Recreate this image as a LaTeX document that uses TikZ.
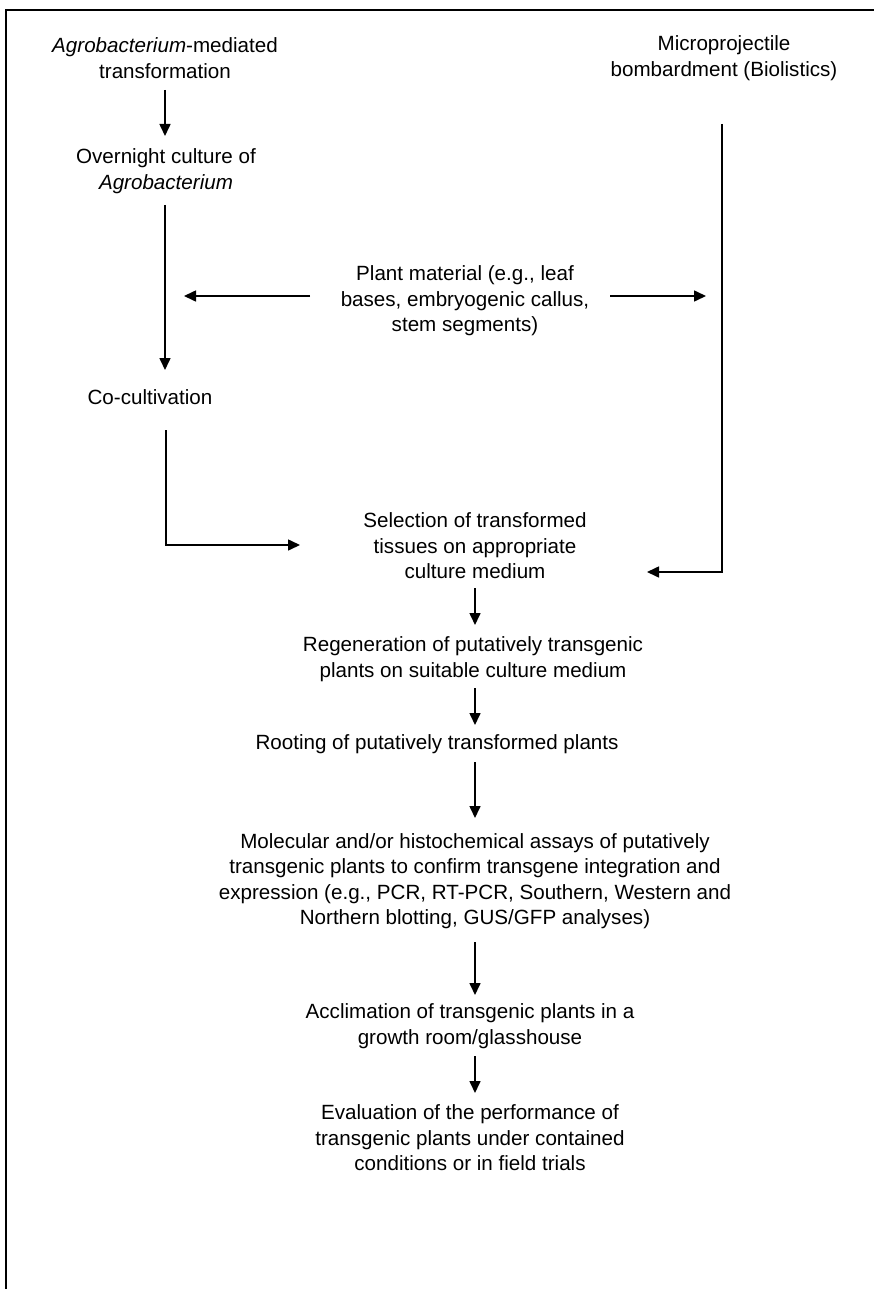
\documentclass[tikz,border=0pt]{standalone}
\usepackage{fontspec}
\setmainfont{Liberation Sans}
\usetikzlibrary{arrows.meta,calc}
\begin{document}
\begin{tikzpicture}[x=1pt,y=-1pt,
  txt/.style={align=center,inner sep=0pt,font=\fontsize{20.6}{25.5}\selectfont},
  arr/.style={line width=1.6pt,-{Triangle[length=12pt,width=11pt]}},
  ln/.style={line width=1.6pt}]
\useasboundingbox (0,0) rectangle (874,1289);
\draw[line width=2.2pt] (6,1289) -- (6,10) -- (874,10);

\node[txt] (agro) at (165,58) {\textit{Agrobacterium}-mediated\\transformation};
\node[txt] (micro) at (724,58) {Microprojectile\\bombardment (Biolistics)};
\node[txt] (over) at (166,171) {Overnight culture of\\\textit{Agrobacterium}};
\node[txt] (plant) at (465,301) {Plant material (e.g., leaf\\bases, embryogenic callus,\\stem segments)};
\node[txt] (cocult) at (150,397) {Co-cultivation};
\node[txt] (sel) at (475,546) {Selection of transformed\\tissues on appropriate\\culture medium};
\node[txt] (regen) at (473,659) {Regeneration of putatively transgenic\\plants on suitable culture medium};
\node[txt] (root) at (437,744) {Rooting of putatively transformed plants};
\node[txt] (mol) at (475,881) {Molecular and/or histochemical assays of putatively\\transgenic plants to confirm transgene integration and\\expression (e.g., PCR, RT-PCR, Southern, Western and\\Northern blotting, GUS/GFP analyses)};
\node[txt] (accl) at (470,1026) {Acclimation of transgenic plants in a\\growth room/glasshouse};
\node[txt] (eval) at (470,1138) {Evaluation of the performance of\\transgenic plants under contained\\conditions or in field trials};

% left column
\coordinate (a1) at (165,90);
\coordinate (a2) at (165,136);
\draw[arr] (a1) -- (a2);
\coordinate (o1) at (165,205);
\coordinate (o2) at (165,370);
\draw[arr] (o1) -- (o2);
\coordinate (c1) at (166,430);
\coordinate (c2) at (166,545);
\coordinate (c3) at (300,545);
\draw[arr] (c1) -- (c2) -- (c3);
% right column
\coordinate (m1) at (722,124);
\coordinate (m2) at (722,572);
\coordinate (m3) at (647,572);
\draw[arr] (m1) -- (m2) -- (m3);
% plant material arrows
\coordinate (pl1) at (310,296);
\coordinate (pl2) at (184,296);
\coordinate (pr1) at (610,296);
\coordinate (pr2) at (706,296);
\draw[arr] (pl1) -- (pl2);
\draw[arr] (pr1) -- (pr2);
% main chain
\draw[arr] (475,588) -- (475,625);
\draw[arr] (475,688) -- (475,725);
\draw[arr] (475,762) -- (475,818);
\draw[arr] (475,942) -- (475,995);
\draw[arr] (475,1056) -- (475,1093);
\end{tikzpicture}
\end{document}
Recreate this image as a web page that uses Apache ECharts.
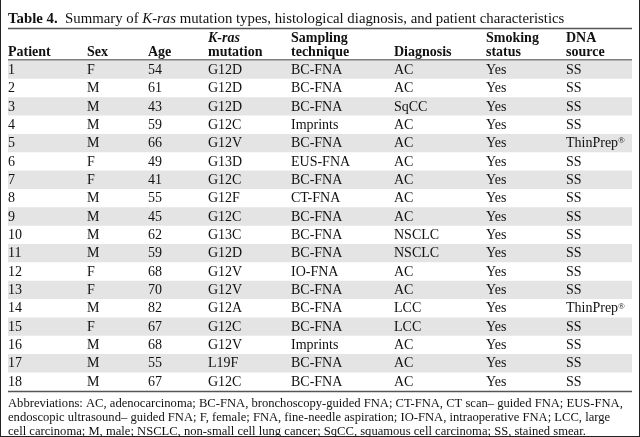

- [JOB]:
All of the records need repeating exactly, except for the pictures.

- [SOLUTION TO THE PROBLEM]:
Recreate this image as a LaTeX document that uses TikZ.
\documentclass[tikz,border=0pt]{standalone}
\usepackage{fontspec}
\setmainfont{Liberation Sans}
\usetikzlibrary{arrows.meta,calc}
\begin{document}
\begin{tikzpicture}[x=1pt,y=-1pt,
  txt/.style={align=center,inner sep=0pt,font=\fontsize{20.6}{25.5}\selectfont},
  arr/.style={line width=1.6pt,-{Triangle[length=12pt,width=11pt]}},
  ln/.style={line width=1.6pt}]
\useasboundingbox (0,0) rectangle (874,1289);
\draw[line width=2.2pt] (6,1289) -- (6,10) -- (874,10);

\node[txt] (agro) at (165,58) {\textit{Agrobacterium}-mediated\\transformation};
\node[txt] (micro) at (724,58) {Microprojectile\\bombardment (Biolistics)};
\node[txt] (over) at (166,171) {Overnight culture of\\\textit{Agrobacterium}};
\node[txt] (plant) at (465,301) {Plant material (e.g., leaf\\bases, embryogenic callus,\\stem segments)};
\node[txt] (cocult) at (150,397) {Co-cultivation};
\node[txt] (sel) at (475,546) {Selection of transformed\\tissues on appropriate\\culture medium};
\node[txt] (regen) at (473,659) {Regeneration of putatively transgenic\\plants on suitable culture medium};
\node[txt] (root) at (437,744) {Rooting of putatively transformed plants};
\node[txt] (mol) at (475,881) {Molecular and/or histochemical assays of putatively\\transgenic plants to confirm transgene integration and\\expression (e.g., PCR, RT-PCR, Southern, Western and\\Northern blotting, GUS/GFP analyses)};
\node[txt] (accl) at (470,1026) {Acclimation of transgenic plants in a\\growth room/glasshouse};
\node[txt] (eval) at (470,1138) {Evaluation of the performance of\\transgenic plants under contained\\conditions or in field trials};

% left column
\coordinate (a1) at (165,90);
\coordinate (a2) at (165,136);
\draw[arr] (a1) -- (a2);
\coordinate (o1) at (165,205);
\coordinate (o2) at (165,370);
\draw[arr] (o1) -- (o2);
\coordinate (c1) at (166,430);
\coordinate (c2) at (166,545);
\coordinate (c3) at (300,545);
\draw[arr] (c1) -- (c2) -- (c3);
% right column
\coordinate (m1) at (722,124);
\coordinate (m2) at (722,572);
\coordinate (m3) at (647,572);
\draw[arr] (m1) -- (m2) -- (m3);
% plant material arrows
\coordinate (pl1) at (310,296);
\coordinate (pl2) at (184,296);
\coordinate (pr1) at (610,296);
\coordinate (pr2) at (706,296);
\draw[arr] (pl1) -- (pl2);
\draw[arr] (pr1) -- (pr2);
% main chain
\draw[arr] (475,588) -- (475,625);
\draw[arr] (475,688) -- (475,725);
\draw[arr] (475,762) -- (475,818);
\draw[arr] (475,942) -- (475,995);
\draw[arr] (475,1056) -- (475,1093);
\end{tikzpicture}
\end{document}
Recreate this image as a web page that uses Apache ECharts.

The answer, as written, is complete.